Diversification Through ETFs
Picking individual stocks requires research, conviction, and a tolerance for volatility. If that feels like too much, exchange-traded funds (ETFs) offer a simpler path.
The Vanguard Consumer Discretionary ETF (VCR), for example, holds around 292 companies in the consumer discretionary sector. Its top holdings include major names like Amazon, Tesla, Home Depot, and McDonald's. By buying a single ETF share, you gain exposure to dozens of consumer-facing businesses at once, spreading your risk without needing to research each company individually.
ETFs also tend to carry lower fees than actively managed funds, and they're easy to buy through any standard brokerage account. For someone just beginning to invest, a broad consumer-focused ETF can be a practical starting point.
The Resilience Factor
One of the most counterintuitive facts about aspirational consumer brands is how well they perform during economic downturns.

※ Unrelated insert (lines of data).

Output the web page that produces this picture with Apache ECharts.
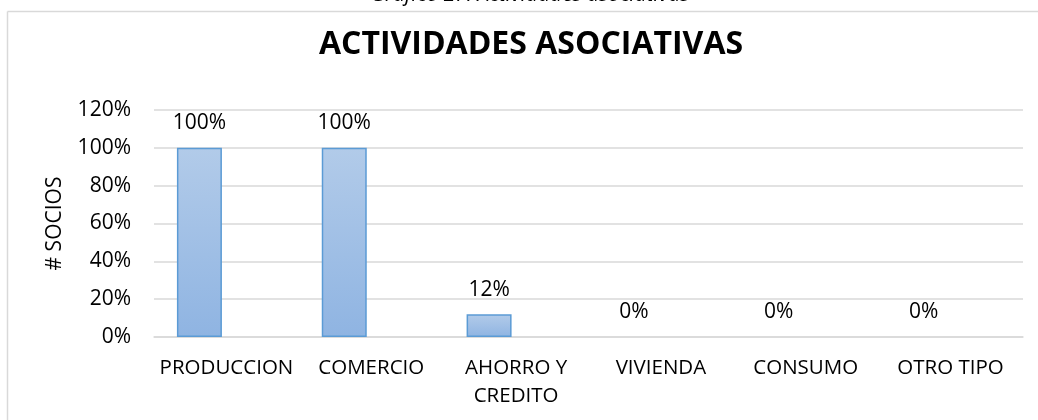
<!DOCTYPE html>
<html>
<head>
<meta charset="utf-8">
<script src="https://cdn.jsdelivr.net/npm/echarts@6/dist/echarts.min.js"></script>
<style>
html,body{margin:0;padding:0;background:#fff;}
#chart{width:1038px;height:420px;}
</style>
</head>
<body>
<div id="chart"></div>
<script>
var categories = ['PRODUCCION', 'COMERCIO', 'AHORRO Y\nCREDITO', 'VIVIENDA', 'CONSUMO', 'OTRO TIPO'];
var values = [1.00, 1.00, 0.12, 0.00, 0.00, 0.00];
var yTicks = [0, 0.2, 0.4, 0.6, 0.8, 1.0, 1.2];
var titleText = 'ACTIVIDADES ASOCIATIVAS';
var captionText = 'Gráfico 27: Actividades asociativas';
var yName = '# SOCIOS';

var FONT = 'Open Sans';
var chart = echarts.init(document.getElementById('chart'));
var pct = function (v) { return Math.round(v * 100) + '%'; };

var option = {
  animation: false,
  textStyle: { fontFamily: FONT },
  title: {
    text: titleText,
    left: 526, top: 24, textAlign: 'center',
    textStyle: { fontFamily: FONT, fontWeight: 'bold', fontSize: 32, color: '#000' }
  },
  graphic: [
    { type: 'text', x: 530, y: 6, style: { text: captionText, font: 'italic 21px "Open Sans"', fill: '#000', align: 'center', verticalAlign: 'bottom' } },
    { type: 'line', shape: { x1: 7.5, y1: 11.5, x2: 1038, y2: 11.5 }, style: { stroke: '#d9d9d9', lineWidth: 1.5 } },
    { type: 'line', shape: { x1: 7.5, y1: 11.5, x2: 7.5, y2: 420 }, style: { stroke: '#d9d9d9', lineWidth: 1.5 } }
  ],
  grid: [
    { left: 154, right: 15, top: 110, bottom: 83 },
    { left: 127, right: 42, top: 110, bottom: 83 }
  ],
  xAxis: [
    {
      type: 'category', gridIndex: 0, data: categories,
      axisLine: { show: true, lineStyle: { color: '#d9d9d9', width: 1.5 } },
      axisTick: { show: false },
      axisLabel: { interval: 0, hideOverlap: false, color: '#000', fontSize: 20.5, margin: 17, lineHeight: 28, fontFamily: FONT }
    },
    {
      type: 'category', gridIndex: 1, data: categories,
      axisLine: { show: false }, axisTick: { show: false }, axisLabel: { show: false }
    }
  ],
  yAxis: [
    {
      type: 'value', gridIndex: 0, min: yTicks[0], max: yTicks[yTicks.length - 1], interval: 0.2,
      name: yName, nameLocation: 'middle', nameGap: 88, nameRotate: 90,
      nameTextStyle: { color: '#000', fontSize: 21, fontFamily: FONT },
      axisLine: { show: false }, axisTick: { show: false },
      axisLabel: { formatter: pct, color: '#000', fontSize: 21, margin: 23, fontFamily: FONT },
      splitLine: { lineStyle: { color: '#d9d9d9', width: 1.5 } }
    },
    {
      type: 'value', gridIndex: 1, min: yTicks[0], max: yTicks[yTicks.length - 1], interval: 0.2,
      show: false, splitLine: { show: false }
    }
  ],
  series: [{
    type: 'bar', xAxisIndex: 1, yAxisIndex: 1,
    barWidth: 45,
    data: values.map(function (v) { return v === 0 ? { value: v, itemStyle: { borderWidth: 0, color: 'rgba(0,0,0,0)' } } : v; }),
    itemStyle: {
      color: new echarts.graphic.LinearGradient(0, 0, 0, 1, [
        { offset: 0, color: '#b2cbe9' },
        { offset: 1, color: '#8fb4e2' }
      ]),
      borderColor: '#5b9bd5', borderWidth: 1.5
    },
    label: {
      show: true, position: 'top', distance: 14, formatter: function (p) { return pct(p.value); },
      color: '#000', fontSize: 21, fontFamily: FONT
    }
  }]
};
chart.setOption(option);
</script>
</body>
</html>
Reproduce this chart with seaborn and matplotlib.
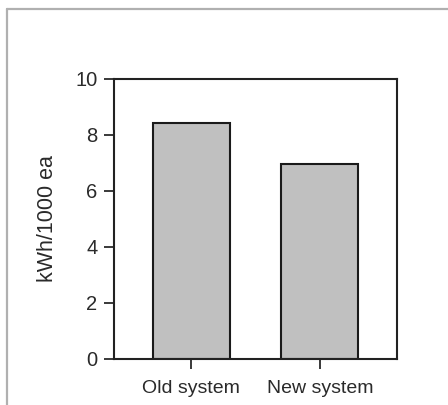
import numpy as np
import pandas as pd
import seaborn as sns
import matplotlib.pyplot as plt
from matplotlib.lines import Line2D

# values
systems = ["Old system", "New system"]
energy = [8.43, 6.95]

sns.set_style("ticks")
plt.rcParams['font.family'] = ['Liberation Sans', 'DejaVu Sans']

fig = plt.figure(figsize=(4.48, 4.05), dpi=100)
ax = fig.add_axes([114/448, 1 - 359/405, 283/448, 280/405])

df = pd.DataFrame({"system": systems, "energy": energy})
sns.barplot(data=df, x="system", y="energy", color="#c0c0c0", saturation=1,
            edgecolor="#1a1a1a", linewidth=1.5, width=0.6, ax=ax)

ax.set_xlim(-0.6, 1.6)
ax.set_ylim(0, 10)
ax.set_yticks([0, 2, 4, 6, 8, 10])
ax.set_xlabel("")
ax.set_ylabel("kWh/1000 ea", fontsize=15.5, color="#2a2a2a", labelpad=12)
ax.tick_params(axis="y", labelsize=14.5, colors="#2a2a2a", length=7, width=1.3, pad=5)
ax.tick_params(axis="x", labelsize=14, colors="#2a2a2a", length=7, width=1.3, pad=8)
for s in ax.spines.values():
    s.set_visible(True)
    s.set_linewidth(1.5)
    s.set_color("#222222")

# thin gray page frame (top and left only)
fig.add_artist(Line2D([6.5/448, 6.5/448], [0, 1 - 9/405], transform=fig.transFigure,
                      color="#b0b0b0", lw=1.6))
fig.add_artist(Line2D([6.5/448, 1], [1 - 9/405, 1 - 9/405], transform=fig.transFigure,
                      color="#b0b0b0", lw=1.6))

fig.savefig("out.png", dpi=100)
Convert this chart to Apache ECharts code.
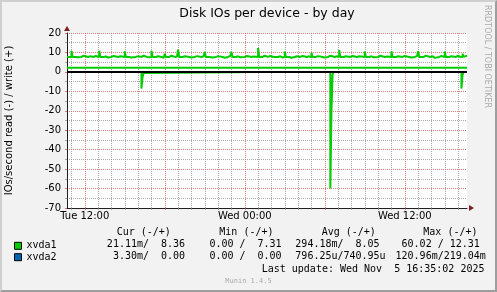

While budget-conscious shoppers cut back on everyday purchases during recessions, the wealthiest consumers — who drive a disproportionate share of premium spending — tend to maintain their habits.
This resilience makes consumer discretionary and luxury companies more defensive than they might appear at first glance. They're not immune to recessions, but their customer base is less price-sensitive than average, providing a floor under revenues even when the broader economy contracts.
Thinking Long-Term
The desire for status, novelty, and self-expression isn't a trend — it's a feature of human nature. As wealth grows globally, particularly across Asia and Africa, the addressable market for aspirational products expands with it. Younger generations may express status differently than their parents did — prioritising experiences, sustainability, or digital goods — but the underlying psychology remains the same.
Companies that understand and cater to these desires will continue generating profits. As an investor, you can position yourself on the right side of that equation.
Building Wealth Through Ownership
The central insight here is straightforward: wealth is built through ownership, not display. Every dollar spent on a depreciating consumer product is a dollar that can't compound in your favour. Every dollar invested in a quality business is a dollar working to generate more dollars.
This doesn't mean living a joyless, spartan life. It means making deliberate choices. Buy the things that genuinely improve your daily experience, but recognise when a purchase is about signalling rather than satisfaction. When it's the latter, consider redirecting that money toward owning a piece of the company instead.
Here are a few practical steps to get started:
- Track your discretionary spending for a month. Identify purchases driven by status rather than genuine need or enjoyment.
- Open a brokerage account if you don't already have one. Most platforms now offer commission-free trading and fractional shares, meaning you can start with any amount.
- Research one company you regularly buy from. Understand its business model, revenue growth, and competitive position. This makes investing feel tangible rather than abstract.
- Consider a broad ETF as your first investment if individual stock selection feels overwhelming.
The next time you see a sleek new product and feel that pull of desire, pause for a moment. Ask yourself: would I rather own the product, or own a piece of the business that sells it? Over time, that simple question can reshape your financial future.